SHORT EXERCISE -> From the listing below, extract every line in which the word "drawn" appears.

ENTRIES SUPPLIED ->
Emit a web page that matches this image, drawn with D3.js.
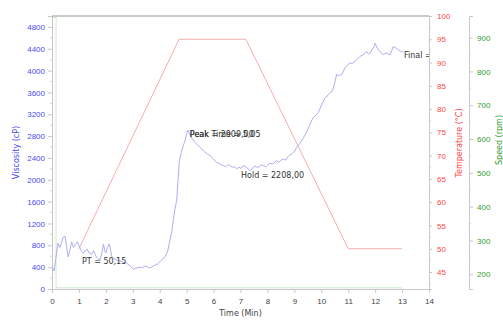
<!DOCTYPE html>
<html>
<head>
<meta charset="utf-8">
<script src="https://cdn.jsdelivr.net/npm/d3@7"></script>
<style>
  body { margin: 0; background: #fff; }
  svg { display: block; font-family: "DejaVu Sans", Verdana, sans-serif; }
</style>
</head>
<body>
<svg id="chart" width="503" height="320"></svg>
<script>
// viscosity trace [time (min), viscosity (cP)]
const viscosity = [
  [0, 410], [0.08, 330], [0.14, 560], [0.22, 840], [0.3, 760], [0.42, 950], [0.48, 970],
  [0.54, 780], [0.6, 590], [0.66, 700], [0.73, 865], [0.8, 760], [0.85, 805], [0.94, 865],
  [1.04, 750], [1.1, 690], [1.16, 655], [1.23, 700], [1.31, 730], [1.38, 660], [1.47, 640],
  [1.55, 700], [1.62, 610], [1.7, 560], [1.78, 530], [1.85, 650], [1.91, 825], [1.96, 700],
  [2.0, 660], [2.06, 760], [2.13, 825], [2.18, 700], [2.22, 595], [2.3, 560], [2.4, 530],
  [2.5, 520], [2.59, 500], [2.68, 490], [2.77, 475], [2.9, 420], [3.02, 365], [3.1, 380],
  [3.18, 390], [3.27, 400], [3.35, 390], [3.44, 420], [3.52, 410], [3.6, 390], [3.7, 400],
  [3.8, 430], [3.9, 450], [3.95, 470], [4.05, 520], [4.12, 560], [4.2, 590], [4.3, 700],
  [4.38, 895], [4.45, 1050], [4.5, 1250], [4.56, 1450], [4.63, 1620], [4.68, 2000],
  [4.73, 2350], [4.8, 2500], [4.87, 2620], [4.94, 2710], [5.0, 2850], [5.05, 2909],
  [5.12, 2830], [5.2, 2760], [5.31, 2685], [5.4, 2640], [5.48, 2600], [5.56, 2565],
  [5.65, 2520], [5.75, 2480], [5.87, 2440], [6.0, 2380], [6.11, 2320], [6.2, 2300],
  [6.3, 2270], [6.36, 2260], [6.45, 2240], [6.55, 2280], [6.61, 2260], [6.7, 2230],
  [6.78, 2240], [6.86, 2200], [6.95, 2230], [7.02, 2208], [7.1, 2260], [7.2, 2240],
  [7.28, 2200], [7.35, 2170], [7.45, 2210], [7.52, 2250], [7.6, 2230], [7.7, 2240],
  [7.78, 2270], [7.85, 2260], [7.95, 2240], [8.02, 2280], [8.1, 2300], [8.2, 2290],
  [8.28, 2330], [8.34, 2350], [8.42, 2320], [8.5, 2360], [8.59, 2380], [8.68, 2360],
  [8.75, 2420], [8.82, 2450], [8.9, 2470], [8.96, 2500], [9.02, 2530], [9.08, 2590],
  [9.16, 2640], [9.25, 2700], [9.35, 2780], [9.46, 2880], [9.55, 2980], [9.62, 3060],
  [9.7, 3140], [9.77, 3170], [9.84, 3200], [9.89, 3230], [9.95, 3300], [10.02, 3380],
  [10.08, 3440], [10.14, 3500], [10.2, 3520], [10.26, 3560], [10.32, 3590], [10.38, 3610],
  [10.45, 3680], [10.5, 3780], [10.57, 3930], [10.63, 3910], [10.7, 3920], [10.76, 3930],
  [10.82, 3990], [10.88, 4050], [10.95, 4090], [11.0, 4110], [11.07, 4140], [11.15, 4130],
  [11.25, 4170], [11.32, 4200], [11.38, 4230], [11.44, 4260], [11.52, 4280], [11.6, 4310],
  [11.69, 4350], [11.75, 4310], [11.81, 4320], [11.88, 4380], [11.95, 4430], [12.0, 4500],
  [12.06, 4430], [12.12, 4380], [12.2, 4340], [12.3, 4290], [12.36, 4310], [12.43, 4320],
  [12.5, 4300], [12.55, 4290], [12.62, 4370], [12.67, 4440], [12.75, 4420], [12.82, 4400],
  [12.86, 4380], [12.95, 4350], [13.05, 4340]
];

// temperature profile
const tempTime = [1, 4.72, 7.2, 11, 13];
const tempC = [50, 95, 95, 50, 50];

// paddle speed
const speedTime = [0, 0.15, 0.15, 13];
const speedRpm = [960, 960, 160, 160];

// tick labels
const timeTicks = [0, 1, 2, 3, 4, 5, 6, 7, 8, 9, 10, 11, 12, 13, 14];
const viscTicks = [0, 400, 800, 1200, 1600, 2000, 2400, 2800, 3200, 3600, 4000, 4400, 4800];
const tempTicks = [45, 50, 55, 60, 65, 70, 75, 80, 85, 90, 95, 100];
const speedTicks = [200, 300, 400, 500, 600, 700, 800, 900];

// annotations (anchored in time / viscosity); the two peak labels overlap as in the source
const notes = [
  { text: "PT = 50,15", t: 1.11, v: 460 },
  { text: "Peak = 2909,00", t: 5.12, v: 2780 },
  { text: "Peak Time = 5,05", t: 5.12, v: 2780 },
  { text: "Hold = 2208,00", t: 7.02, v: 2030 },
  { text: "Final = 4338,00", t: 13.07, v: 4230 }
];

const blue = "#4a4af0", red = "#ff4545", green = "#339e33", axisGray = "#c8c8c8";
const plotL = 52, plotR = 429, plotT = 16, plotB = 289, speedX = 469;

const svg = d3.select("#chart");

const x = d3.scaleLinear().domain([0, 14]).range([plotL, plotR]);
const yV = d3.scaleLinear().domain([0, 5000]).range([plotB, plotT]);
const yT = d3.scaleLinear().domain([41.35, 100]).range([plotB, plotT]);
const yS = d3.scaleLinear().domain([156.5, 964]).range([plotB, plotT]);

svg.append("clipPath").attr("id", "plot-clip")
  .append("rect").attr("x", plotL).attr("y", plotT).attr("width", plotR - plotL).attr("height", plotB - plotT);

function styleAxis(g, color) {
  g.select(".domain").attr("stroke", axisGray);
  g.selectAll(".tick line").attr("stroke", axisGray);
  g.selectAll(".tick text").attr("fill", color).attr("font-size", 8);
}

// minor ticks
function minor(g, scale, vals, x0, dx) {
  g.selectAll(null).data(vals).enter().append("line")
    .attr("x1", x0).attr("x2", x0 + dx)
    .attr("y1", d => scale(d)).attr("y2", d => scale(d))
    .attr("stroke", "#dadada");
}
minor(svg, yV, d3.range(200, 5000, 400), plotL, -2);
minor(svg, yT, d3.range(42.5, 100, 5), plotR, 2);
minor(svg, yS, d3.range(250, 950, 100), speedX, 2);

// x axis
svg.append("g")
  .attr("transform", "translate(0," + plotB + ")")
  .call(d3.axisBottom(x).tickValues(timeTicks).tickFormat(d3.format("d")).tickSize(4).tickPadding(5))
  .call(g => styleAxis(g, "#444"));

// left viscosity axis
svg.append("g")
  .attr("transform", "translate(" + plotL + ",0)")
  .call(d3.axisLeft(yV).tickValues(viscTicks).tickFormat(d3.format("d")).tickSize(4).tickPadding(3))
  .call(g => styleAxis(g, blue));

// temperature axis
svg.append("g")
  .attr("transform", "translate(" + plotR + ",0)")
  .call(d3.axisRight(yT).tickValues(tempTicks).tickFormat(d3.format("d")).tickSize(3).tickPadding(5))
  .call(g => styleAxis(g, red));

// speed axis
svg.append("g")
  .attr("transform", "translate(" + speedX + ",0)")
  .call(d3.axisRight(yS).tickValues(speedTicks).tickFormat(d3.format("d")).tickSize(4).tickPadding(4))
  .call(g => styleAxis(g, green));

// frame top
svg.append("line")
  .attr("x1", plotL).attr("x2", plotR).attr("y1", plotT).attr("y2", plotT)
  .attr("stroke", "#b8b8b8").attr("stroke-width", 1.5);

const plot = svg.append("g").attr("clip-path", "url(#plot-clip)");

// speed line (faint)
plot.append("path")
  .datum(speedTime.map((t, i) => [t, speedRpm[i]]))
  .attr("fill", "none").attr("stroke", "#5cb85c").attr("stroke-opacity", 0.3)
  .attr("d", d3.line().x(d => x(d[0])).y(d => yS(d[1])));

// temperature line
plot.append("path")
  .datum(tempTime.map((t, i) => [t, tempC[i]]))
  .attr("fill", "none").attr("stroke", "#f7adad").attr("stroke-width", 1)
  .attr("d", d3.line().x(d => x(d[0])).y(d => yT(d[1])));

// viscosity line
plot.append("path")
  .datum(viscosity)
  .attr("fill", "none").attr("stroke", "#adadf2").attr("stroke-width", 1)
  .attr("d", d3.line().x(d => x(d[0])).y(d => yV(d[1])));

// annotations
plot.selectAll("text.note").data(notes).enter().append("text")
  .attr("class", "note")
  .attr("x", d => x(d.t)).attr("y", d => yV(d.v))
  .attr("font-size", 8).attr("fill", "#333")
  .text(d => d.text);

// axis titles
svg.append("text")
  .attr("transform", "translate(19," + ((plotT + plotB) / 2) + ") rotate(-90)")
  .attr("text-anchor", "middle").attr("font-size", 8).attr("fill", blue)
  .text("Viscosity  (cP)");

svg.append("text")
  .attr("transform", "translate(462,143) rotate(-90)")
  .attr("text-anchor", "middle").attr("font-size", 8).attr("fill", red)
  .text("Temperature  (°C)");

svg.append("text")
  .attr("transform", "translate(502,140) rotate(-90)")
  .attr("text-anchor", "middle").attr("font-size", 8).attr("fill", green)
  .text("Speed  (rpm)");

svg.append("text")
  .attr("x", (plotL + plotR) / 2).attr("y", 316)
  .attr("text-anchor", "middle").attr("font-size", 8).attr("fill", "#444")
  .text("Time  (Min)");
</script>
</body>
</html>
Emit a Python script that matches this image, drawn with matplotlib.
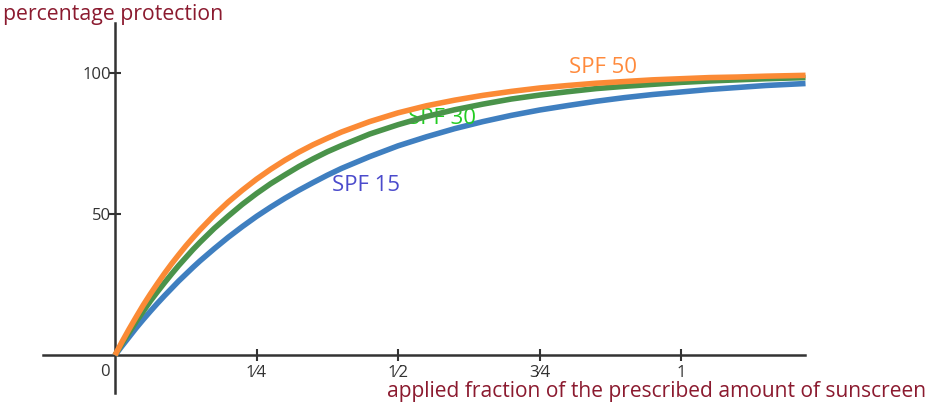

EXERCISE SOLUTION ->
Emit a web page that matches this image, drawn with D3.js.
Emit a Python script that matches this image, drawn with matplotlib.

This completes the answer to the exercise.